===== Material provided =====
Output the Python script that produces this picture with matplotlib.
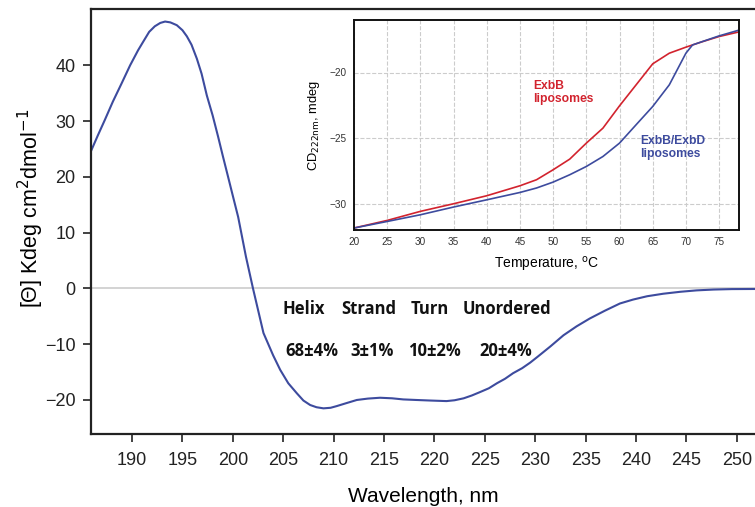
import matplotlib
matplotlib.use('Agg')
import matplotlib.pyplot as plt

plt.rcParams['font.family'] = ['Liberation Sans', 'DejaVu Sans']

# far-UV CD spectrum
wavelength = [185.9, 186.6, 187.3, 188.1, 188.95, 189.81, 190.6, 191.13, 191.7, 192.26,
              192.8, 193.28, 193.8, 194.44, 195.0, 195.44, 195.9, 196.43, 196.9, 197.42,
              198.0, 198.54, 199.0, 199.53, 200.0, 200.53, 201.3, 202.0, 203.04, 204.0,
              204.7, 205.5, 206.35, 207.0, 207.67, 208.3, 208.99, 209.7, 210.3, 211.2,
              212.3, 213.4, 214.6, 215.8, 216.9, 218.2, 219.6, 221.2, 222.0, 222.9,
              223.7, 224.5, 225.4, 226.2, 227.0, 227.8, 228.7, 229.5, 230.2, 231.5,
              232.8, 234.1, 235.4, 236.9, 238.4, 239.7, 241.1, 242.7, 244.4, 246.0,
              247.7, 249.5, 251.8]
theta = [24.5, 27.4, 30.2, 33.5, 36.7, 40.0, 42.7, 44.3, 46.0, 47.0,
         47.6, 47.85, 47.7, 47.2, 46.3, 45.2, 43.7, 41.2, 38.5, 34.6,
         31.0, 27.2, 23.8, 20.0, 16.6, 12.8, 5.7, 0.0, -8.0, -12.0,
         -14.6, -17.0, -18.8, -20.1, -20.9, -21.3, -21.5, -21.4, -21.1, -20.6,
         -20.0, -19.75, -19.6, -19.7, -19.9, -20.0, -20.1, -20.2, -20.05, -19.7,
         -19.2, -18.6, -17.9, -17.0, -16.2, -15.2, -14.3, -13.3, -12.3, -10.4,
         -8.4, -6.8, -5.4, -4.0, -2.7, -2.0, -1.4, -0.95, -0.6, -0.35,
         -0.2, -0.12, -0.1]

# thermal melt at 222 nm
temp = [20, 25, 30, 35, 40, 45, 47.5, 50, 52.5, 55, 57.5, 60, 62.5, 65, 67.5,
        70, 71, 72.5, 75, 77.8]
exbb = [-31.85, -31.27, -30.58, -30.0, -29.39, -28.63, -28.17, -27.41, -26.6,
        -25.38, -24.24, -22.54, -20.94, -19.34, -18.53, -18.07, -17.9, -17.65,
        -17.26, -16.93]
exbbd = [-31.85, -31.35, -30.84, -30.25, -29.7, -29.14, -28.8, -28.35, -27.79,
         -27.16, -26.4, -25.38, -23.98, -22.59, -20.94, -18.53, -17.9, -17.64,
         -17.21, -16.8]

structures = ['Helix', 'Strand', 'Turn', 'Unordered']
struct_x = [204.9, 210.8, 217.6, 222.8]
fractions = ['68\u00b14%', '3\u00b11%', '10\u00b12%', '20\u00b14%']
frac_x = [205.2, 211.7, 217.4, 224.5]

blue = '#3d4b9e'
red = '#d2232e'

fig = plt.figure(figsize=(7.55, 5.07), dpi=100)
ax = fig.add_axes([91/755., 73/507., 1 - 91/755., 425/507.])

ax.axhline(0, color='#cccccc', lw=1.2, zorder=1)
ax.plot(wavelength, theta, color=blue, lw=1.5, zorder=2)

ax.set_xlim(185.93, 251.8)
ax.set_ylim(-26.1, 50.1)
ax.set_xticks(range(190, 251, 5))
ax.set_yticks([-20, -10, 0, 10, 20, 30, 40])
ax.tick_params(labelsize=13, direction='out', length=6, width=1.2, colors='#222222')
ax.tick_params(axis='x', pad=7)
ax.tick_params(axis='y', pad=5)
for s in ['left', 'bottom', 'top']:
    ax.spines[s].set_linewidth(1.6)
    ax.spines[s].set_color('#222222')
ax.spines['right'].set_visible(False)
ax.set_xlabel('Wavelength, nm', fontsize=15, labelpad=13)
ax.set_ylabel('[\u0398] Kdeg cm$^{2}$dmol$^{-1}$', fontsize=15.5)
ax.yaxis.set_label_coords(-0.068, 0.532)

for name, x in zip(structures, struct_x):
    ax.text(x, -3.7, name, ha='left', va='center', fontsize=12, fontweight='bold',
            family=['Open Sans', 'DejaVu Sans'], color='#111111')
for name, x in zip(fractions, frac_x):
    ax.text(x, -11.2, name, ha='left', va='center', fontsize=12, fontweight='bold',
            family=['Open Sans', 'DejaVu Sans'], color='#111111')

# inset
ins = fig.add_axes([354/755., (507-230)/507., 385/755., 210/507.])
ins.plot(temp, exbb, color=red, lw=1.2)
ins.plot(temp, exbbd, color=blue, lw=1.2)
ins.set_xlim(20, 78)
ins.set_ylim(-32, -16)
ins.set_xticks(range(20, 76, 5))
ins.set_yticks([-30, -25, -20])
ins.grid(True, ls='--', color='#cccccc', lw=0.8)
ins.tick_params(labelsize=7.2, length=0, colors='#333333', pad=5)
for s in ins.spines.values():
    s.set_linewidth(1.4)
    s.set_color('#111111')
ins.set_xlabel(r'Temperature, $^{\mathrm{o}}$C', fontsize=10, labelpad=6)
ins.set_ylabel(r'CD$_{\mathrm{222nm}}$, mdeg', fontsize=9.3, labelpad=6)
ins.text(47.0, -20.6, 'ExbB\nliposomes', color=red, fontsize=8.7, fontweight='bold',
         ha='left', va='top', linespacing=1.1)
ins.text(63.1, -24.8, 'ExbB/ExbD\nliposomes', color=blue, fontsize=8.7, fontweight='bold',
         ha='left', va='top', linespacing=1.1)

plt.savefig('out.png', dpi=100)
=====
▸ Work to complete: Retype the whole listing exactly and leave the pictures out.

▸ Answer below:
Output the Python script that produces this picture with matplotlib.
import matplotlib
matplotlib.use('Agg')
import matplotlib.pyplot as plt

plt.rcParams['font.family'] = ['Liberation Sans', 'DejaVu Sans']

# far-UV CD spectrum
wavelength = [185.9, 186.6, 187.3, 188.1, 188.95, 189.81, 190.6, 191.13, 191.7, 192.26,
              192.8, 193.28, 193.8, 194.44, 195.0, 195.44, 195.9, 196.43, 196.9, 197.42,
              198.0, 198.54, 199.0, 199.53, 200.0, 200.53, 201.3, 202.0, 203.04, 204.0,
              204.7, 205.5, 206.35, 207.0, 207.67, 208.3, 208.99, 209.7, 210.3, 211.2,
              212.3, 213.4, 214.6, 215.8, 216.9, 218.2, 219.6, 221.2, 222.0, 222.9,
              223.7, 224.5, 225.4, 226.2, 227.0, 227.8, 228.7, 229.5, 230.2, 231.5,
              232.8, 234.1, 235.4, 236.9, 238.4, 239.7, 241.1, 242.7, 244.4, 246.0,
              247.7, 249.5, 251.8]
theta = [24.5, 27.4, 30.2, 33.5, 36.7, 40.0, 42.7, 44.3, 46.0, 47.0,
         47.6, 47.85, 47.7, 47.2, 46.3, 45.2, 43.7, 41.2, 38.5, 34.6,
         31.0, 27.2, 23.8, 20.0, 16.6, 12.8, 5.7, 0.0, -8.0, -12.0,
         -14.6, -17.0, -18.8, -20.1, -20.9, -21.3, -21.5, -21.4, -21.1, -20.6,
         -20.0, -19.75, -19.6, -19.7, -19.9, -20.0, -20.1, -20.2, -20.05, -19.7,
         -19.2, -18.6, -17.9, -17.0, -16.2, -15.2, -14.3, -13.3, -12.3, -10.4,
         -8.4, -6.8, -5.4, -4.0, -2.7, -2.0, -1.4, -0.95, -0.6, -0.35,
         -0.2, -0.12, -0.1]

# thermal melt at 222 nm
temp = [20, 25, 30, 35, 40, 45, 47.5, 50, 52.5, 55, 57.5, 60, 62.5, 65, 67.5,
        70, 71, 72.5, 75, 77.8]
exbb = [-31.85, -31.27, -30.58, -30.0, -29.39, -28.63, -28.17, -27.41, -26.6,
        -25.38, -24.24, -22.54, -20.94, -19.34, -18.53, -18.07, -17.9, -17.65,
        -17.26, -16.93]
exbbd = [-31.85, -31.35, -30.84, -30.25, -29.7, -29.14, -28.8, -28.35, -27.79,
         -27.16, -26.4, -25.38, -23.98, -22.59, -20.94, -18.53, -17.9, -17.64,
         -17.21, -16.8]

structures = ['Helix', 'Strand', 'Turn', 'Unordered']
struct_x = [204.9, 210.8, 217.6, 222.8]
fractions = ['68\u00b14%', '3\u00b11%', '10\u00b12%', '20\u00b14%']
frac_x = [205.2, 211.7, 217.4, 224.5]

blue = '#3d4b9e'
red = '#d2232e'

fig = plt.figure(figsize=(7.55, 5.07), dpi=100)
ax = fig.add_axes([91/755., 73/507., 1 - 91/755., 425/507.])

ax.axhline(0, color='#cccccc', lw=1.2, zorder=1)
ax.plot(wavelength, theta, color=blue, lw=1.5, zorder=2)

ax.set_xlim(185.93, 251.8)
ax.set_ylim(-26.1, 50.1)
ax.set_xticks(range(190, 251, 5))
ax.set_yticks([-20, -10, 0, 10, 20, 30, 40])
ax.tick_params(labelsize=13, direction='out', length=6, width=1.2, colors='#222222')
ax.tick_params(axis='x', pad=7)
ax.tick_params(axis='y', pad=5)
for s in ['left', 'bottom', 'top']:
    ax.spines[s].set_linewidth(1.6)
    ax.spines[s].set_color('#222222')
ax.spines['right'].set_visible(False)
ax.set_xlabel('Wavelength, nm', fontsize=15, labelpad=13)
ax.set_ylabel('[\u0398] Kdeg cm$^{2}$dmol$^{-1}$', fontsize=15.5)
ax.yaxis.set_label_coords(-0.068, 0.532)

for name, x in zip(structures, struct_x):
    ax.text(x, -3.7, name, ha='left', va='center', fontsize=12, fontweight='bold',
            family=['Open Sans', 'DejaVu Sans'], color='#111111')
for name, x in zip(fractions, frac_x):
    ax.text(x, -11.2, name, ha='left', va='center', fontsize=12, fontweight='bold',
            family=['Open Sans', 'DejaVu Sans'], color='#111111')

# inset
ins = fig.add_axes([354/755., (507-230)/507., 385/755., 210/507.])
ins.plot(temp, exbb, color=red, lw=1.2)
ins.plot(temp, exbbd, color=blue, lw=1.2)
ins.set_xlim(20, 78)
ins.set_ylim(-32, -16)
ins.set_xticks(range(20, 76, 5))
ins.set_yticks([-30, -25, -20])
ins.grid(True, ls='--', color='#cccccc', lw=0.8)
ins.tick_params(labelsize=7.2, length=0, colors='#333333', pad=5)
for s in ins.spines.values():
    s.set_linewidth(1.4)
    s.set_color('#111111')
ins.set_xlabel(r'Temperature, $^{\mathrm{o}}$C', fontsize=10, labelpad=6)
ins.set_ylabel(r'CD$_{\mathrm{222nm}}$, mdeg', fontsize=9.3, labelpad=6)
ins.text(47.0, -20.6, 'ExbB\nliposomes', color=red, fontsize=8.7, fontweight='bold',
         ha='left', va='top', linespacing=1.1)
ins.text(63.1, -24.8, 'ExbB/ExbD\nliposomes', color=blue, fontsize=8.7, fontweight='bold',
         ha='left', va='top', linespacing=1.1)

plt.savefig('out.png', dpi=100)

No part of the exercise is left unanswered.